Provided material:
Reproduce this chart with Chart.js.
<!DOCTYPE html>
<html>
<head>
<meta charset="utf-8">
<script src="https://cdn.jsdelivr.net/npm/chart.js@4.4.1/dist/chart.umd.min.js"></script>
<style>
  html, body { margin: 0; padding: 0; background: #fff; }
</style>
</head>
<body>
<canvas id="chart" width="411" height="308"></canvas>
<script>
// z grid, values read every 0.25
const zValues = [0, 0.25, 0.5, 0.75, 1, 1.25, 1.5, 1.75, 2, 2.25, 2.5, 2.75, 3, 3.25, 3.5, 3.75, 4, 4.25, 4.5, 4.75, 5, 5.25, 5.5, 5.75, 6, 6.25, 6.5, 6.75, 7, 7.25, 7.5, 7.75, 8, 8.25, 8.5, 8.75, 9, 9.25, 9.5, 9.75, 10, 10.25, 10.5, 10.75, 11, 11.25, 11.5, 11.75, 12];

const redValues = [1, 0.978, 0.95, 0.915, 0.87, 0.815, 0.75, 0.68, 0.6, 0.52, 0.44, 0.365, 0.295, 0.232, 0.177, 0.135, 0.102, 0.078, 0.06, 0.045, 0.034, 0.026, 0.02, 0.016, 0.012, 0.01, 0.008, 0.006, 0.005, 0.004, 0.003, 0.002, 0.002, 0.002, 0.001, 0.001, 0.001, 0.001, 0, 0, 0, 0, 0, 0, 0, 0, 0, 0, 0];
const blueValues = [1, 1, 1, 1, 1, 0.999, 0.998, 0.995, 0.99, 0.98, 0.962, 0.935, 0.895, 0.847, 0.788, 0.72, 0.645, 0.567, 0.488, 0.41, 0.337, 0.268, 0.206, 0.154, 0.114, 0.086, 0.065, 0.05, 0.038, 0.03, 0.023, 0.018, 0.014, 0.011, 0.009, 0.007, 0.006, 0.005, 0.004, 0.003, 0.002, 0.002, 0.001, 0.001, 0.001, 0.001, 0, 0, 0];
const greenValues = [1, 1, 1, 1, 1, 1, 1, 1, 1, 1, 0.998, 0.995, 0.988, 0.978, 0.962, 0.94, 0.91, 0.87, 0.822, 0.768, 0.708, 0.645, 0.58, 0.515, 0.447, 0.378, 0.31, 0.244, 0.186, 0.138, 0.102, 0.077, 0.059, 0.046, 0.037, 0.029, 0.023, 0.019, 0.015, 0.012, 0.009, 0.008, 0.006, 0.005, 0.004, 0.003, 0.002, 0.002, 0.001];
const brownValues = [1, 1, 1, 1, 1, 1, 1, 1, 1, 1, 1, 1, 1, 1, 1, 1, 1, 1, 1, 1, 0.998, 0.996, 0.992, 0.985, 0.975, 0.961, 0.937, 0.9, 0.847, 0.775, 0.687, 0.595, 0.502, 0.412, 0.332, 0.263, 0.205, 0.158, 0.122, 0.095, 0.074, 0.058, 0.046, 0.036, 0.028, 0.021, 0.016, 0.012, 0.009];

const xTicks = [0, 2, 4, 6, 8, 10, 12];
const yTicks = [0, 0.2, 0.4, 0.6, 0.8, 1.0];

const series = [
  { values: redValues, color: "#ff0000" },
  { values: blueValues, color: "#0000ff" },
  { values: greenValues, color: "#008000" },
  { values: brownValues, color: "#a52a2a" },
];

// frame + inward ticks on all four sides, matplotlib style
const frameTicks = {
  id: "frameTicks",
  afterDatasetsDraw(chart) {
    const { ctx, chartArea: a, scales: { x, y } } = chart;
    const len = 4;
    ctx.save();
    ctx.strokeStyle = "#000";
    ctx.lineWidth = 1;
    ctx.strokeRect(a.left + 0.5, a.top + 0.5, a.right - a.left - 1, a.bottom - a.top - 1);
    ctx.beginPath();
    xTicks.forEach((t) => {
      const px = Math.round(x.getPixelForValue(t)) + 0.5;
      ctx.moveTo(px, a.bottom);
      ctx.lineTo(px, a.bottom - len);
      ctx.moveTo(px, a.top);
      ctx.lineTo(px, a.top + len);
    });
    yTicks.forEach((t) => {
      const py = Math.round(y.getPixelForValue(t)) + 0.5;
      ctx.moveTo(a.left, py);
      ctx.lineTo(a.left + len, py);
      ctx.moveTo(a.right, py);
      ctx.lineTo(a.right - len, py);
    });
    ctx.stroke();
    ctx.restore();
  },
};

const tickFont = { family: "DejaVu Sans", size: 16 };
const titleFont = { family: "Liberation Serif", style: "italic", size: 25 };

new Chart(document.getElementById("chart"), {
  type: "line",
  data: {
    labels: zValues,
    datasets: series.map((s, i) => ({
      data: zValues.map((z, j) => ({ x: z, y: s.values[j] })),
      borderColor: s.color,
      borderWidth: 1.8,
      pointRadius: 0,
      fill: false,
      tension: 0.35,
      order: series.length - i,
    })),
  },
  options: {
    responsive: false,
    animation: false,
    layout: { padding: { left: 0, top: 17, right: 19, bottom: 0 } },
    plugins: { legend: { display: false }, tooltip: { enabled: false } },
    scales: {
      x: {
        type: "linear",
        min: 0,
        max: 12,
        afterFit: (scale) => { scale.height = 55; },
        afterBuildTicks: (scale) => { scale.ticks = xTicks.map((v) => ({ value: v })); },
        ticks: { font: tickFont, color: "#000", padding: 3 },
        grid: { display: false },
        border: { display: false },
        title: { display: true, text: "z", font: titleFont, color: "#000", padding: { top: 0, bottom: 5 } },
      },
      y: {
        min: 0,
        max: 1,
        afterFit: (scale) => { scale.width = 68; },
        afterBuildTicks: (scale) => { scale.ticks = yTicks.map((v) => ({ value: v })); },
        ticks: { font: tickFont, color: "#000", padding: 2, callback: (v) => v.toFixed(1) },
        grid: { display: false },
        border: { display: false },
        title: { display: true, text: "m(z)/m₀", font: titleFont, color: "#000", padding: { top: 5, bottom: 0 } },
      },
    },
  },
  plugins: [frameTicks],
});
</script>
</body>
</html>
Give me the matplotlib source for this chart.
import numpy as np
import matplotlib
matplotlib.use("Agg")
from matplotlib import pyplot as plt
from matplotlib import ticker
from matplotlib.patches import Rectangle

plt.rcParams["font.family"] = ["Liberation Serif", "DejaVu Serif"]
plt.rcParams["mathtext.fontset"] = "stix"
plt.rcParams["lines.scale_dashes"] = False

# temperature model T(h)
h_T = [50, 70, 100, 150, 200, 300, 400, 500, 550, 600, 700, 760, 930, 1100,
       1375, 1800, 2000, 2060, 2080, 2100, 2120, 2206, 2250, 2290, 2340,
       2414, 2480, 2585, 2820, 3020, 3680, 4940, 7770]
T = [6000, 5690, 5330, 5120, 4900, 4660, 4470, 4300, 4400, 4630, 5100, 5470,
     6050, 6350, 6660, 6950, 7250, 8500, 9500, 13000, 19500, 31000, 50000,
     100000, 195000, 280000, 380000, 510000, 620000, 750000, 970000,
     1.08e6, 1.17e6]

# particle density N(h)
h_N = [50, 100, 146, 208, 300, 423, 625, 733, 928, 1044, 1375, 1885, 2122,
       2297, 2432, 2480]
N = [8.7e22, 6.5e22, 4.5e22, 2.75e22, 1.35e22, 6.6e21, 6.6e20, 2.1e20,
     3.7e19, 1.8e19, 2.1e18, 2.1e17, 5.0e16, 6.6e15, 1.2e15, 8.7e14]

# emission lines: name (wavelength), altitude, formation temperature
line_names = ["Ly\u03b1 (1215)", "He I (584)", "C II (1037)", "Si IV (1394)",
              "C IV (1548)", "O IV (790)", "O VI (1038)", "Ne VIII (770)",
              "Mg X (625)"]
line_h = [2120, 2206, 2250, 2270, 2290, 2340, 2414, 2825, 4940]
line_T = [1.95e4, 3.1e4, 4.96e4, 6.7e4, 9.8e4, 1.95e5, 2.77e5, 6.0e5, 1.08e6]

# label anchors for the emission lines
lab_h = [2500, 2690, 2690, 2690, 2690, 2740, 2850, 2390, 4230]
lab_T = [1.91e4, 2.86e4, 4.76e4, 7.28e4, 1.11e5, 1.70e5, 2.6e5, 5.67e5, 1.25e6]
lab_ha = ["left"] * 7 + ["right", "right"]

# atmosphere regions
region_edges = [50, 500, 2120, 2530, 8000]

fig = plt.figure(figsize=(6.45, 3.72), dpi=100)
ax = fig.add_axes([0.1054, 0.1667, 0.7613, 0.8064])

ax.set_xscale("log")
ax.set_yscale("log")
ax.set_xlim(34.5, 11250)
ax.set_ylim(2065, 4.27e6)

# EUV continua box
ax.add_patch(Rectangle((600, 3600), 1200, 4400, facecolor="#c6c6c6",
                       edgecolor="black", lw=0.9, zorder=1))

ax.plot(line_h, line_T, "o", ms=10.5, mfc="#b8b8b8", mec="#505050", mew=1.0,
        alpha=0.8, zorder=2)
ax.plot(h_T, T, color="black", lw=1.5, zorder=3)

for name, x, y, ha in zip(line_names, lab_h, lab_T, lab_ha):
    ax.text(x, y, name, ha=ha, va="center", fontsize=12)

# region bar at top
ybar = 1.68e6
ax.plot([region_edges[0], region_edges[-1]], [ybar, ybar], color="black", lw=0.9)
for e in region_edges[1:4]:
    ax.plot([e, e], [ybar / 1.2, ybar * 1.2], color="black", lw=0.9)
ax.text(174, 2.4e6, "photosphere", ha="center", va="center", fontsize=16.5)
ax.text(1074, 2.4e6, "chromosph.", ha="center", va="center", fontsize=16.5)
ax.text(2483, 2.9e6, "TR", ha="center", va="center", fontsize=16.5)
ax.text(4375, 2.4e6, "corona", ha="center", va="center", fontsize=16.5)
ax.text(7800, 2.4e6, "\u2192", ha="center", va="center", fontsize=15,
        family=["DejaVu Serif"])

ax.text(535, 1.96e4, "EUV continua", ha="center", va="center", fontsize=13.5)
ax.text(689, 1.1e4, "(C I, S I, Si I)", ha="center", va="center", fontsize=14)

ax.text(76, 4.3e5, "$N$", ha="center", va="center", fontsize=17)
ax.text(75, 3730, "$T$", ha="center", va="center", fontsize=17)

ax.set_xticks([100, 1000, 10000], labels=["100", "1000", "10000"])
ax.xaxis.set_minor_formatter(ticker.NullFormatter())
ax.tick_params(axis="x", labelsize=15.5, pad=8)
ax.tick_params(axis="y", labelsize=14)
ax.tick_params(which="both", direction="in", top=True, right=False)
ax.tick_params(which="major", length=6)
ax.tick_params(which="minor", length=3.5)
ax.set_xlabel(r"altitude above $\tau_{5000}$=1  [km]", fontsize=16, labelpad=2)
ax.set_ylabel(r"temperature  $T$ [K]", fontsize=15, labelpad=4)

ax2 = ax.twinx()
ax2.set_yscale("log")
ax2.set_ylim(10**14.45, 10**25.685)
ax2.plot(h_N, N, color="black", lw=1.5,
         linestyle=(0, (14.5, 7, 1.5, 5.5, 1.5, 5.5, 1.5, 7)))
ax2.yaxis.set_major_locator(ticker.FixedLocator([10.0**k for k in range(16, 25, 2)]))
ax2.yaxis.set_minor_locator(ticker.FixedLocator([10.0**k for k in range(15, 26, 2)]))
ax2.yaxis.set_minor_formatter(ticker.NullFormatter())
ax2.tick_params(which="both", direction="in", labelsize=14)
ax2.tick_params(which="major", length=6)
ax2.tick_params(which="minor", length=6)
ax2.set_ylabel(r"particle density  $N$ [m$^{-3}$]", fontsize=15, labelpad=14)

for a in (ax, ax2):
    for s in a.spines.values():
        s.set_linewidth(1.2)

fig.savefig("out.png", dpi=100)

Exercise task: Your output must be the lines of the material above, from the first through the line that contains "11.5, 11.75, 12];", copied exactly. Include both endpoints and nothing else.

Full response:
Reproduce this chart with Chart.js.
<!DOCTYPE html>
<html>
<head>
<meta charset="utf-8">
<script src="https://cdn.jsdelivr.net/npm/chart.js@4.4.1/dist/chart.umd.min.js"></script>
<style>
  html, body { margin: 0; padding: 0; background: #fff; }
</style>
</head>
<body>
<canvas id="chart" width="411" height="308"></canvas>
<script>
// z grid, values read every 0.25
const zValues = [0, 0.25, 0.5, 0.75, 1, 1.25, 1.5, 1.75, 2, 2.25, 2.5, 2.75, 3, 3.25, 3.5, 3.75, 4, 4.25, 4.5, 4.75, 5, 5.25, 5.5, 5.75, 6, 6.25, 6.5, 6.75, 7, 7.25, 7.5, 7.75, 8, 8.25, 8.5, 8.75, 9, 9.25, 9.5, 9.75, 10, 10.25, 10.5, 10.75, 11, 11.25, 11.5, 11.75, 12];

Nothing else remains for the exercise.